The Folly of ACT School Closures Revealed

Education Minister Joy Burch has exposed the folly of the 2006 school closures as an expensive and short-sighted mistake. The loss of spare capacity has now seen new classrooms built in schools only kilometres from closed schools, at a cost of tens of millions of dollars.

Duffy is only a few kilometres away from the now-closed Weston Creek and Rivett primary schools. Macgregor Primary School and the two new private schools are not far from the now-closed Flynn Primary School.

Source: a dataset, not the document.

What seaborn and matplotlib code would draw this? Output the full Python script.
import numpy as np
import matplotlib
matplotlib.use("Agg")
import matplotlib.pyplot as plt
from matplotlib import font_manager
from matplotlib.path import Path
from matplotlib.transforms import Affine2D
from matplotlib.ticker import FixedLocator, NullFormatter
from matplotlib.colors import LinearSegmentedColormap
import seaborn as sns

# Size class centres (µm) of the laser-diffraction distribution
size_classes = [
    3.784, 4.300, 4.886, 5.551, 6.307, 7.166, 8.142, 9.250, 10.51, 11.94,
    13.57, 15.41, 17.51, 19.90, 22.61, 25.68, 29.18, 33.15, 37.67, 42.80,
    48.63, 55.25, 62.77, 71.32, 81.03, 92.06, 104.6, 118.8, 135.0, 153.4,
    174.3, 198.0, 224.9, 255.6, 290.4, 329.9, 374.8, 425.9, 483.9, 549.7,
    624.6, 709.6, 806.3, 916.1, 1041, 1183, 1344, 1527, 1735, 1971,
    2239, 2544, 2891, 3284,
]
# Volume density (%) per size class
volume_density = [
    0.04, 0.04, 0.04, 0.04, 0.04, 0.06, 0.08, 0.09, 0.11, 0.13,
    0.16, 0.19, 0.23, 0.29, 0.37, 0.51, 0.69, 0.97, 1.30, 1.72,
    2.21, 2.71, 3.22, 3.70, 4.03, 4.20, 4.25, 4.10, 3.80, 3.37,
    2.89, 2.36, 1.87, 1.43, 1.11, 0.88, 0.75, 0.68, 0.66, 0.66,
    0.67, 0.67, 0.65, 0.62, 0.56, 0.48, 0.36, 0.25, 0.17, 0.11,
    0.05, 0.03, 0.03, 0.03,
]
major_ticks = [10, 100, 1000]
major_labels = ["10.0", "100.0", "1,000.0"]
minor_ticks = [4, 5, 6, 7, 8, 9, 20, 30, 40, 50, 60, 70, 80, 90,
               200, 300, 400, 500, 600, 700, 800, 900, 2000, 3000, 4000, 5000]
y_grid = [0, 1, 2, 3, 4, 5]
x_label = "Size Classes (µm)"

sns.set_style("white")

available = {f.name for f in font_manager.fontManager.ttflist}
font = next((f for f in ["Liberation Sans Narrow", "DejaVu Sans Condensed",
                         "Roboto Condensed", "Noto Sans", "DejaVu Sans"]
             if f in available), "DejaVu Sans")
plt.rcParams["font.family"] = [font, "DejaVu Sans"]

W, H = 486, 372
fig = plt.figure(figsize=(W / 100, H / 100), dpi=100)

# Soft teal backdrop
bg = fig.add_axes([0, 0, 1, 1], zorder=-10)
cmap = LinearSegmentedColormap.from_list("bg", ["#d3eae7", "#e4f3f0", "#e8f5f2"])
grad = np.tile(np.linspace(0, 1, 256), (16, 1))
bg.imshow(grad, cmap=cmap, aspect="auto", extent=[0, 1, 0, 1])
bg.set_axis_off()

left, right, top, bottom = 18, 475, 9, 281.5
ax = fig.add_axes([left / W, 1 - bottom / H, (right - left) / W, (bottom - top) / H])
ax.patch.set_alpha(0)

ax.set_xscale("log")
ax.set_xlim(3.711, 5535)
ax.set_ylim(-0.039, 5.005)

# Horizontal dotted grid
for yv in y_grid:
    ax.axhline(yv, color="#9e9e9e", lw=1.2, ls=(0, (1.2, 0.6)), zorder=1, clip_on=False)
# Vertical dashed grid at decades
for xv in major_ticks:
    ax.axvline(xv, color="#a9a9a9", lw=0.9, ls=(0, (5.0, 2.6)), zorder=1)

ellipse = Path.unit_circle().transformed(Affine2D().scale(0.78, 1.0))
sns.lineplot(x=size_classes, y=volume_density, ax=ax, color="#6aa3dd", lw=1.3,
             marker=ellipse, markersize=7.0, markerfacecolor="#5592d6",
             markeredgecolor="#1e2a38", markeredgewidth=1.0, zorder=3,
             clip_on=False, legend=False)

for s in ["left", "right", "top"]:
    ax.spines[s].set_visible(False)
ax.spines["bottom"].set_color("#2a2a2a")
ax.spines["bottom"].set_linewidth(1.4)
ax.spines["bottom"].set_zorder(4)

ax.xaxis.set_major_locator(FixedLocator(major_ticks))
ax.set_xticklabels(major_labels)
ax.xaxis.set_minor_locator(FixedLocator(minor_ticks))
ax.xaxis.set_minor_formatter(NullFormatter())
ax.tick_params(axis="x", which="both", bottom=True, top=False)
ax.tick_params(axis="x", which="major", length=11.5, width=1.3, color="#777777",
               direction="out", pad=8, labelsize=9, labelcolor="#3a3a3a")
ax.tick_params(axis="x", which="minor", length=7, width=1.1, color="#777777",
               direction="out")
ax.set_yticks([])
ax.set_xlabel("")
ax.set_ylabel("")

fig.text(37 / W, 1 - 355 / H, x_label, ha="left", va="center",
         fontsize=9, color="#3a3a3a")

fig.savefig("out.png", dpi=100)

In the Northwest Belconnen region alone, the combined increase in capacity of the three schools (Macgregor expansion and the two new private schools) is estimated at:
• Charnwood (Brindabella College): 194 students enrolled by 2018, increasing to 650 K-12 students
• Macgregor Primary School: an extra 250 students enrolled by 2016 (to reach a total of 700 students)
• Spence (At-Taqwa Islamic School): 800 students enrolled by 2022.

If the two private schools eventually proceed (and neither has been given the green light yet), the combined effect will be to add another 1700 student places to the Northwest Belconnen region. (Potential enrolment growth from Dunlop and Macgregor West would already have been already included in the 2006 planning.)
All-in-all, the 2006 school closures have cost the government tens of millions of dollars, and the community even more in terms of lost services and social capital.

To save a $21.3 million over four years for 23 schools, the ACT Government has spent more than $15 million on new classrooms and on refurbishing existing ones to accommodate new students. And that doesn’t even start to count the cost of new classrooms and schools in the private sector. The huge capital investment that followed, including two new P-10 schools and IT upgrades, promised as sweeteners to surviving schools, were a welcome investment in the sector, but according to government claims, were not dependent on closing schools.

The government has also borne the cost of refurbishing the closed schools for other uses. This has so far added up to around $40 million. Another $1.1 million dollars was spent on “community consultation” after the schools were closed, much of it on consultants. While community facilities are something the community lobbied hard for in 2007, much of this $40 million could have been avoided as many of the closed schools were engaged and active in their local communities, with some doubling up as community facilities in their own right. Some now-closed schools had even proposed more community use as a cost-free, and possibly revenue-raising, alternative to closing their schools. Just keeping Flynn Primary School open could have reduced that bill to less than $30 million because of the cost of protecting the heritage values of the site while adapting it wholesale for other uses.

In contrast, Joy Burch’s own announcements this week show that it has cost about $2 million for an “older school upgrade”. If this had been spent on each of the 23 schools instead of closing them, the total cost to government would have been around $46 million, without the angst and social costs. The actual cost would most likely have been lower: condition assessments for 2006 show that most schools needed an average of around $0.5 million to bring them up to “normal” standard, leading to a total refurbishment cost of around $12 or $13 million.

The total cost of not closing schools could have been around $35 million—significantly less than the $55-or-so million spent so far to close them and keep them closed. And these are just the direct, easily documented costs to government.

It is good news that Ms Burch places a value on neighbourhood schools that her predecessor, Andrew Barr, never understood. Her proud announcement of up to 300 more places at Macgregor Primary School to meet the growing demand from the local area is to be applauded. It is a shame, however, that she does not yet have the courage to make the obvious move and at least apologise for her government’s mistakes, if not re-open closed primary schools rather than throwing yet more money at keeping them closed.